After introductory remarks from Justin Blalock, the Atlanta Falcons #63 offensive guard who also serves as ASO spokesperson for music education, the concert opened with the Academic Festival Overture of Brahms, followed by classical standards by Bizet, Tchaikovsky and Saint-Saëns.

But the highlight of the program came next: the Berceuse and Finale from Stravinsky’s “Firebird Suite,” in the 1919 version. You can find a snippet of this performance posted on the ASO’s Facebook page. The putative final work was the title music from John Williams’ “Star Wars: Suite for Orchestra,” but there was one more thing to be done. Blalock was invited to conduct Sousa’s “The Stars and Stripes Forever,” albeit with a few assisting gestures from Young here and there.
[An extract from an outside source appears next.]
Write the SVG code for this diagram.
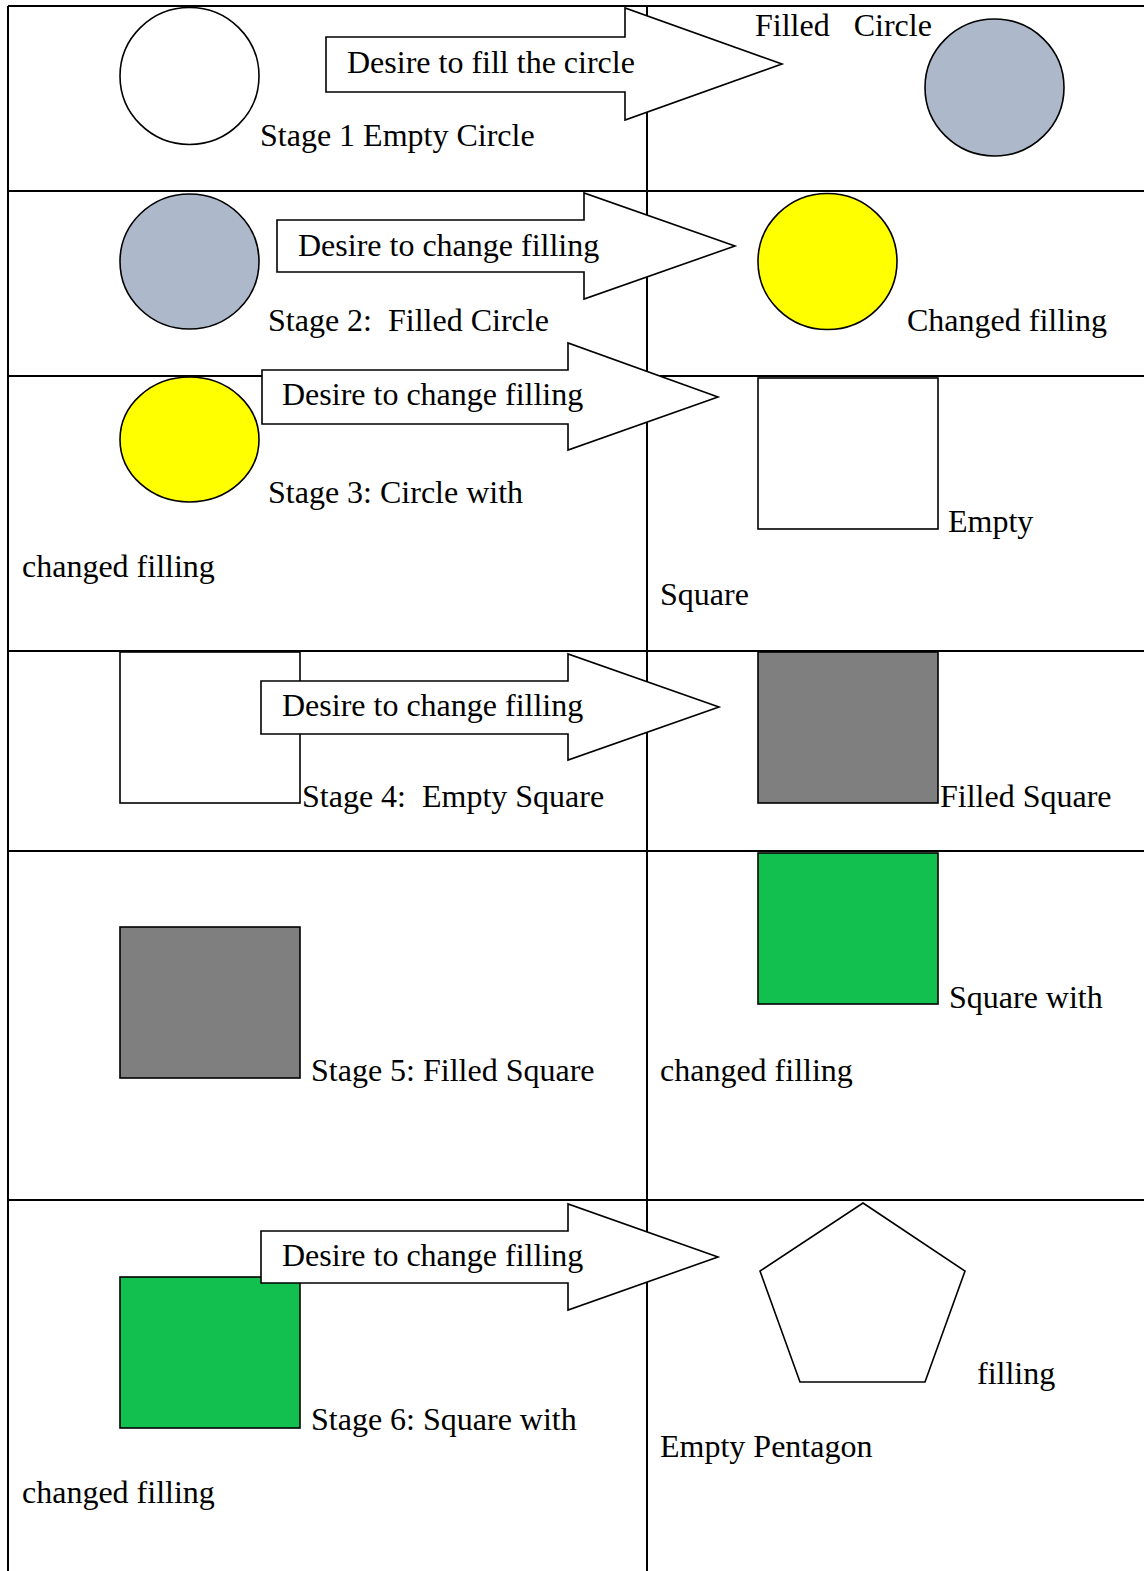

As for Young’s own conducting, he has a vocabulary of gestures that audiences will begin to identify as his, neither superfluous nor overwrought, and a clear responsiveness to what the musicians are doing. His technique seems no-nonsense and pragmatic, but again, we have the context of this concert to consider. If Saturday’s “Firebird” excerpt and reports from Spoleto are any indication, Young will be one to watch from interpretive perspective beyond the mere mechanics of the job — especially, one might wager, for works of the 20th and 21st centuries.

He will also prove a significant asset to the ASO beyond conducting, as Young demonstrated an unusual ease and fluency in talking to the audience. Usually I’m a “shut up and play” kind of audience member, but I know well the value of a communicator. In that regard, Young will be an excellent ambassador to the community at large, both in concert and civic appearances.

For those who want to see Joseph Young in action, in a noneducational performance context, there are three upcoming ASO concerts he will be conducting: at Piedmont Park on June 19 and 26, then again for the ASO’s Celebrate America performance at Verizon Wireless Amphitheatre on June 28, the orchestra’s last concert before their long summer hiatus.